» **Task prompt**
Using the records that appear below, write out exactly the lines from the one with "Emit a Python" through the one with "from matplotlib.patches import Rectangle", keeping both end lines.

» **Input records**

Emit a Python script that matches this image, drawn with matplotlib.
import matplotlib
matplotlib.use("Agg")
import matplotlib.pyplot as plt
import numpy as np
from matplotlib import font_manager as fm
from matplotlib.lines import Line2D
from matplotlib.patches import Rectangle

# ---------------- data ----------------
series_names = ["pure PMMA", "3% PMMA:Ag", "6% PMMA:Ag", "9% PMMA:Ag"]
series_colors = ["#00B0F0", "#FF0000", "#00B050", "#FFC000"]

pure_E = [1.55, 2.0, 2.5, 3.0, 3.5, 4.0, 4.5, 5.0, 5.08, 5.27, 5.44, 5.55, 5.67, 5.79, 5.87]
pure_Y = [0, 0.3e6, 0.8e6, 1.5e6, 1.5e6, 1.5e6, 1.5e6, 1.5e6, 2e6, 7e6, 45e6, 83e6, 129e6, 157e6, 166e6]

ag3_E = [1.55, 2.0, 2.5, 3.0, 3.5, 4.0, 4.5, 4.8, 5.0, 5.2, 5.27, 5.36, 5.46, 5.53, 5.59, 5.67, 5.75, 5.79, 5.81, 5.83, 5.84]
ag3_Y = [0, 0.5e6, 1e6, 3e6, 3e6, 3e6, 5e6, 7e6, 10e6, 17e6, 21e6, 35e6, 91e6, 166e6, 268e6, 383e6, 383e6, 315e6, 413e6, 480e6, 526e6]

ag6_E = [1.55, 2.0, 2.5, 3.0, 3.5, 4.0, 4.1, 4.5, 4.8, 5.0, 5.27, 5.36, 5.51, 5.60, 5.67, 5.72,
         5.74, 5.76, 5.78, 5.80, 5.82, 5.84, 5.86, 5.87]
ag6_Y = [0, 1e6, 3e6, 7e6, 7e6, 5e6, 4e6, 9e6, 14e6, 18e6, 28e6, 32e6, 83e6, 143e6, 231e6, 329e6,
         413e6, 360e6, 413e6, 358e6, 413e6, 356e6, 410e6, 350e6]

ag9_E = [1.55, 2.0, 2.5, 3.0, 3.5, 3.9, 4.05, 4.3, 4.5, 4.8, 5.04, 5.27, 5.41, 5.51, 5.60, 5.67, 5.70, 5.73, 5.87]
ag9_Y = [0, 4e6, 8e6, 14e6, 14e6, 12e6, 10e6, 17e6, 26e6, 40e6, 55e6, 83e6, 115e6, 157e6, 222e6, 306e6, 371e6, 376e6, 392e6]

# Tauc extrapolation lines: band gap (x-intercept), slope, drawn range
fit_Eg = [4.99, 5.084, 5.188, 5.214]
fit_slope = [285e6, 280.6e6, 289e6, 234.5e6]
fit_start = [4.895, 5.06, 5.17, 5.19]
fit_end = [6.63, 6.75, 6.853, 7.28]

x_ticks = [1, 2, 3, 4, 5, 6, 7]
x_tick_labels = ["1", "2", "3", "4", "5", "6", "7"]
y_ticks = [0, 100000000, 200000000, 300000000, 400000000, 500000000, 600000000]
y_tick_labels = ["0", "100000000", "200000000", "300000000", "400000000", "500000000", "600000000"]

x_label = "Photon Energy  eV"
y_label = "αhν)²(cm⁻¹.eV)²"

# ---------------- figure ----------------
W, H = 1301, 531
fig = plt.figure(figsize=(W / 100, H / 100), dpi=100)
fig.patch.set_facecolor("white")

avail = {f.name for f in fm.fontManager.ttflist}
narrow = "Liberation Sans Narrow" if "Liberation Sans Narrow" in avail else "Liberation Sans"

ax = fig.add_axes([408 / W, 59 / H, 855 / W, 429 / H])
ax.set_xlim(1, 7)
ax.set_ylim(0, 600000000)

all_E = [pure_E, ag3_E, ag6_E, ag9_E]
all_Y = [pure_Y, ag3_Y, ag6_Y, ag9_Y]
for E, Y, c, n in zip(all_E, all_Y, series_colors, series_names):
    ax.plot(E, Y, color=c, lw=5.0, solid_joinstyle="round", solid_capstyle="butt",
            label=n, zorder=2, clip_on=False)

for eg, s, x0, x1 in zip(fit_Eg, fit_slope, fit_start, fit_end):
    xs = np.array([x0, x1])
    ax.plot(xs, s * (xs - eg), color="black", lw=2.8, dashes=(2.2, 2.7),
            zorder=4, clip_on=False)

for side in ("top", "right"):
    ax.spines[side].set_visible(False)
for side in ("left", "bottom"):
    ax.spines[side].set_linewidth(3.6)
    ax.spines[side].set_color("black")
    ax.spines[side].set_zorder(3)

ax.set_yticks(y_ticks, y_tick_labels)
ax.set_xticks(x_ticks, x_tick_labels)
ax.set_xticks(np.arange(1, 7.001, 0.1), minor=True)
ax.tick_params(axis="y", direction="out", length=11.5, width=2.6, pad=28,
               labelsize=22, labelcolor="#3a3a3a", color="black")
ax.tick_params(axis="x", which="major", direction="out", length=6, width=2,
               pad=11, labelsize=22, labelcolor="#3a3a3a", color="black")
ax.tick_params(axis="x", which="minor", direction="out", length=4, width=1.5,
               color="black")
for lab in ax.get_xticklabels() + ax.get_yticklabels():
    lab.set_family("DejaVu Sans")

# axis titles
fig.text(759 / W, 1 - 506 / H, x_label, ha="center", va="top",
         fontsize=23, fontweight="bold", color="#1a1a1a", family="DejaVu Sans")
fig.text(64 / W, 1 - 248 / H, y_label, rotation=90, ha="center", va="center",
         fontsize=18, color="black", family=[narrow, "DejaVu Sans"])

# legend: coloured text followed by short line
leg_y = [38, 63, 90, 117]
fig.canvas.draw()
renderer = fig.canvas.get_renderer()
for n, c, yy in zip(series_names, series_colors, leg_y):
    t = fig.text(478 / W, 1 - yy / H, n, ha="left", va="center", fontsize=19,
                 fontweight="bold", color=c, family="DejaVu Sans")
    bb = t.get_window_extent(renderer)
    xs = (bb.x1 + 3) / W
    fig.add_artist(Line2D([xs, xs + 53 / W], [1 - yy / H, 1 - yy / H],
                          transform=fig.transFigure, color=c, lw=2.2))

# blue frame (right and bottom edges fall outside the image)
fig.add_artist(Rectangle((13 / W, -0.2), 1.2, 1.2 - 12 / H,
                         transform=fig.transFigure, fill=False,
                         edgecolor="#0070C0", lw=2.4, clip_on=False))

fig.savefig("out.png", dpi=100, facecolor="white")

==

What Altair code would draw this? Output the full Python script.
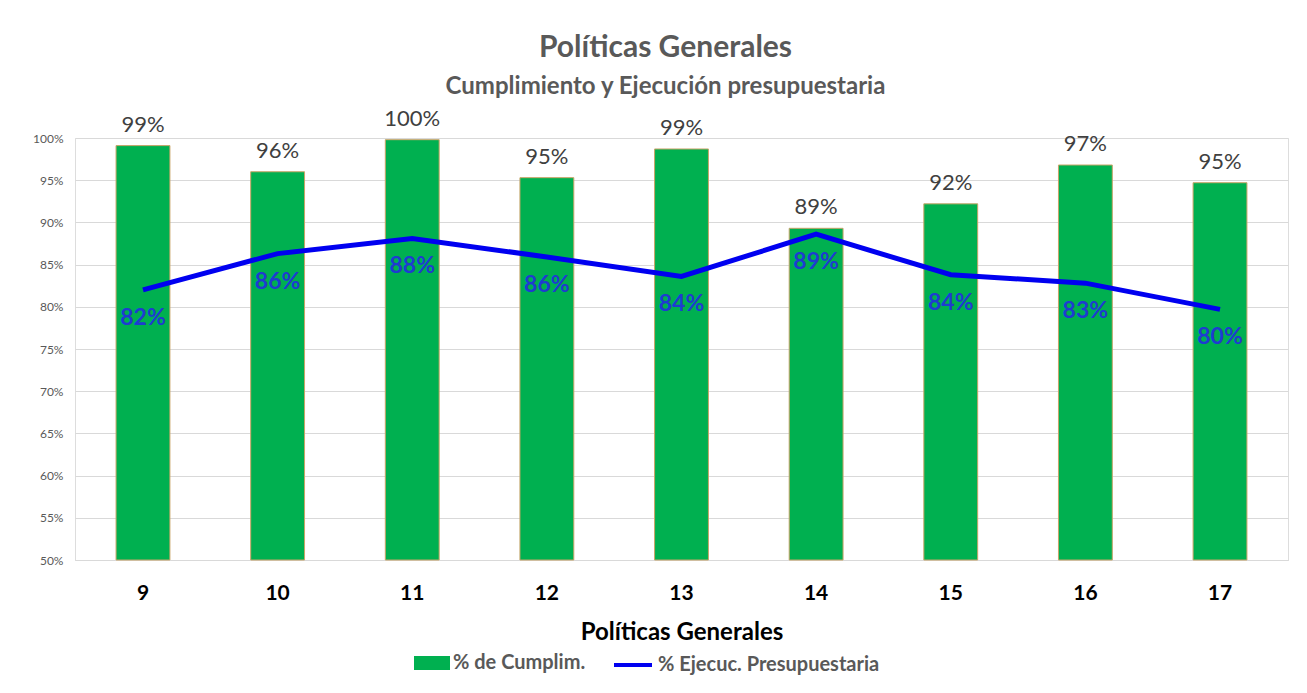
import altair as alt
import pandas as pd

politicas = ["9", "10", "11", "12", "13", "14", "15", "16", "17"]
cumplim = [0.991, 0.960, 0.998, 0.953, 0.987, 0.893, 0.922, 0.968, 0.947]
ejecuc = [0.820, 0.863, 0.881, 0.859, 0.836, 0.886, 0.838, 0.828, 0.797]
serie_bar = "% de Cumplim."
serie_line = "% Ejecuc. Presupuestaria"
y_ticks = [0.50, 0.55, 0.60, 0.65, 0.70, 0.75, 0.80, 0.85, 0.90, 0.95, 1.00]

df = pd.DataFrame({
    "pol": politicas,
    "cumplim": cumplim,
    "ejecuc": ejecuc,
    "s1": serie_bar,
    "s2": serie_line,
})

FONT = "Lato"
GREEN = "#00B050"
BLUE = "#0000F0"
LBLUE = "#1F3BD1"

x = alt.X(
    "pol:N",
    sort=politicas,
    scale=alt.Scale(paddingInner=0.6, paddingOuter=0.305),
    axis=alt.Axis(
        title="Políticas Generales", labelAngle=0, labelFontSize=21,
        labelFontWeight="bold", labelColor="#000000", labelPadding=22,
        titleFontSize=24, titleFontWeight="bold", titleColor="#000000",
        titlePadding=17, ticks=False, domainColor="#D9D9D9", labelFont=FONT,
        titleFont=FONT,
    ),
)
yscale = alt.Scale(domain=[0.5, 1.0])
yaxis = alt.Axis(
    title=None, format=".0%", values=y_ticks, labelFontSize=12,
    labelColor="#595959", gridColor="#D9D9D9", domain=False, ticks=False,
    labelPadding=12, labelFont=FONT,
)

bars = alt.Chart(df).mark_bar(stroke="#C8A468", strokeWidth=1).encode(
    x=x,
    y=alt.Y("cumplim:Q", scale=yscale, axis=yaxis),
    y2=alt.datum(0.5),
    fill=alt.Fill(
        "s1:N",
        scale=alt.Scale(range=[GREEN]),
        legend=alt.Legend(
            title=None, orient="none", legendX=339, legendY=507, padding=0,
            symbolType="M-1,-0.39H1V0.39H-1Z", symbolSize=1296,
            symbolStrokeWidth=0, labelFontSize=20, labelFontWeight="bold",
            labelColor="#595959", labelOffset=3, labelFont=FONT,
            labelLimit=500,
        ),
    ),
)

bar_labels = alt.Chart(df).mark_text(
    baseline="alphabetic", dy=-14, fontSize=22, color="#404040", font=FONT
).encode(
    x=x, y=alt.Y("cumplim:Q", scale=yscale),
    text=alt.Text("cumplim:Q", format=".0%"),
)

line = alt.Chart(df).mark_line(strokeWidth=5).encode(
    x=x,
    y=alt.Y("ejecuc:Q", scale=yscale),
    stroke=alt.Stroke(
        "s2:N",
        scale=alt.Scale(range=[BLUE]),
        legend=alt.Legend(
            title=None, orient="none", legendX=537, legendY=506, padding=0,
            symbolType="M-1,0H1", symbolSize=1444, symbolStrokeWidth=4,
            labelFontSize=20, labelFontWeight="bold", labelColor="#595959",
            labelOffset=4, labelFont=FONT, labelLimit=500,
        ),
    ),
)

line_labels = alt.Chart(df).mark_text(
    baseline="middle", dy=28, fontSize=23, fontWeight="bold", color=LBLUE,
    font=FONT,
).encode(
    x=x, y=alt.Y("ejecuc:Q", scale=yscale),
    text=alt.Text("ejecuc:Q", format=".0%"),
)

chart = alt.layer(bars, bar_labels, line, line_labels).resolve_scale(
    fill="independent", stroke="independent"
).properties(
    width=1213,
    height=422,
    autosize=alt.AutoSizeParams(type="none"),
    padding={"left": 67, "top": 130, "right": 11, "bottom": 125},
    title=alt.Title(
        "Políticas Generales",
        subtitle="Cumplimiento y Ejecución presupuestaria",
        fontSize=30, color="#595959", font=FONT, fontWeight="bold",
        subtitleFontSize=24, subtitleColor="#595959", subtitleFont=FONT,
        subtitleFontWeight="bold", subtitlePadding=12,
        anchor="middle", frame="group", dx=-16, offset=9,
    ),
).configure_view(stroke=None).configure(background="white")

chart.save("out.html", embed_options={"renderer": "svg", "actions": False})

» **Task answer**
Emit a Python script that matches this image, drawn with matplotlib.
import matplotlib
matplotlib.use("Agg")
import matplotlib.pyplot as plt
import numpy as np
from matplotlib import font_manager as fm
from matplotlib.lines import Line2D
from matplotlib.patches import Rectangle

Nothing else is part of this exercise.